Trump Fires Entire Office; Millions Left Unprotected

Trump Fires All Staff from an Office Protecting Millions from Extreme Heat and Cold

Imagine your family lacks the income to keep the heat on during a cold winter, or your elderly neighbor can’t afford to keep cool during the life-threatening summer heat waves we see as the planet’s temperature rises. For years, a program called the Low-Income Home Energy Assistance Program (LIHEAP) has saved lives by filling that funding gap for millions of American families.

Last week, the Trump Administration abruptly fired the entire staff of the office which administers the $4.1 billion LIHEAP program that serves 6.2 million people around the country. “They fired everybody, there’s nobody left to do anything,” said Mark Wolfe, executive director of the National Energy Assistance Directors Association, which works with states to secure funding from the program. “Either this was incredibly sloppy, or they intend to kill the program altogether.”

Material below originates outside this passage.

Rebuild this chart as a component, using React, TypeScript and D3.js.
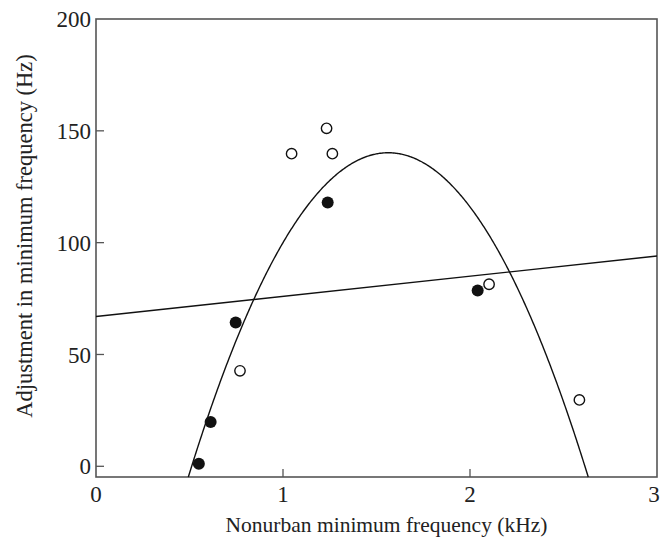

Locked Out of Their Office

The roughly 25 LIHEAP program administrators were all laid off without warning as part of Health and Human Services (HHS) Department Secretary Robert F. Kennedy Jr.’s purge of 10,000 staff members at HHS. Wolfe said that several senior members of the LIHEAP staff told him that when they arrived for work last Monday, they found that they had been locked out of their office building. 

On Thursday, 13 U.S. Senators (including two Republicans) sent a letter to Kennedy urging that HHS reverse the decision to cut the LIHEAP staff, warning that otherwise the firings would undermine the agency’s ability to provide a “crucial lifeline” for low-income seniors and families. The two Republican Senators joining 11 Democrats signing the letter were Sens. Susan Collins of Maine and Lisa Murkowski of Alaska.

States’ Response

State and local government officials around the nation have begun to react strongly to this latest destructive bumble by one of Trump’s most controversial cabinet officials. The National Association of Counties (NACo) online news on April 3 observed that Kennedy stated that the restructuring aims to improve efficiency, but that “closure of regional offices and staffing reductions could slow grant administration, technical assistance and federal-state-local coordination” at LIHEAP and other critical programs. 

While some states have begun to help these underserved community members, others are struggling to fill the gap. In North Carolina, the only remaining statewide resource is the Crisis Intervention Program, which is routinely depleted of funds before the end of the year. North Carolina also does not have a year-round moratorium shielding low-income residents from disconnections or shutoffs. Federal cuts like this increase the needs of our communities and place more burden on potential long-term solutions to high energy bills, like the Weatherization Assistance Program.